Referendum, Renzi: «Al voto nel 2018»
A L’Eco tre mesi fa: «Se perdo, a casa»

Dietrofront oppure assoluta convinzione di vincere? Al Cafè della Versiliana la risposta del premier Matteo Renzi a Paolo Del Debbio è sibillina. «Si vota nel 2018”. Comunque vada il referendum?» «Sì, le elezioni le abbiamo nel 2018».

La prima interpretazione è quella data dai suoi avversari, che oggi lo attaccano: il presidente del Consiglio ha sempre detto che in caso di sconfitta sarebbe andato a casa, ora invece ha cambiato idea. La seconda, suggerita dalla maggioranza, non è così immediata: Renzi ha detto che si voterà nel 2018 perché è assolutamente convinto della vittoria. Sulla convinzione del premier c’è poco da discutere. L’ha mostrata anche nella discussa intervista di domenica sera: «Questo referendum è molto semplice ma per colpa anche mia è diventato un dibattito su tutto. In realtà, la domanda sulla scheda è: volete approvare la riforma costituzionale che prevede una riduzione dei costi della politica, che supera il meccanismo del ping-pong tra Camera e Senato? Chi vota No si tiene il Paese così com’è. Lo voglio dire chiaro, la democrazia non è sotto assedio».

Un altro dei passaggi cruciali: «Tutti mi chiedono cosa faccio se vince il no.
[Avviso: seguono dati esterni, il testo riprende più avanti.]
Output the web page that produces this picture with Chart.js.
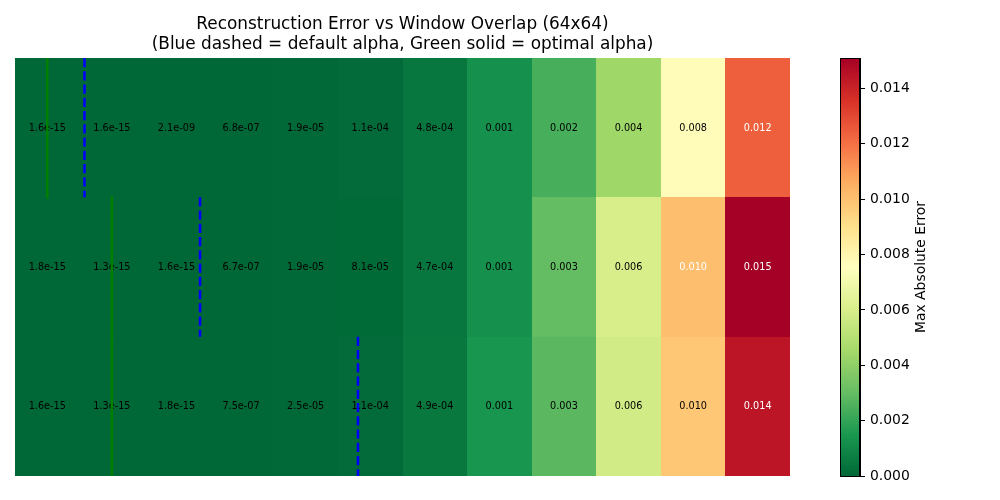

Ma bisogna uscire da questa cultura... Se vince il No quello che faccio l’ho già detto». Appunto, cosa ha detto? Vi proponiamo un passaggio dell’intervista rilasciata a L’Eco e pubblicata lo scorso 21 maggio quando il premier è stato ospite a Bergamo proprio per lanciare la campagna elettorale in vista del referendum: Dal palco del Teatro Sociale comincia la partita da lei stesso definita decisiva per il governo. È sempre convinto che la personalizzazione del referendum costituzionale sia una strategia vincente? «Lei chiama personalizzazione ciò che io chiamo serietà. Si vota su un quesito semplice: volete finalmente cambiare passo e ridurre il numero e gli stipendi dei politici? Se dite sì, si cambia. Se dite no, continueremo con questi sprechi. Volete che le Regioni si occupino finalmente delle loro priorità e competenze senza sprecare soldi e tempo nelle promozioni turistiche in Cina o in venti diverse legislazioni sull’energia e sui rifiuti, sulle autorizzazioni e sulle infrastrutture? Se dite sì, si cambia. Se dite no, continueremo con questo federalismo sprecone dove molte regioni buttano via i fondi europei. Volete un governo stabile che dura cinque anni, sulla base delle indicazioni dei cittadini? Se dite di sì, si cambia. Se dite no, torneremo all’instabilità, ai governi che cambiano ogni anno, agli inciuci di palazzo. Tutto qui. Il referendum è su questo. Se lo vinciamo, l’Italia diventerà un Paese più semplice e più stabile. Se lo perdiamo, vado a casa. Per serietà. Non resto aggrappato alla poltrona. Questa è personalizzazione? No. Questa è serietà».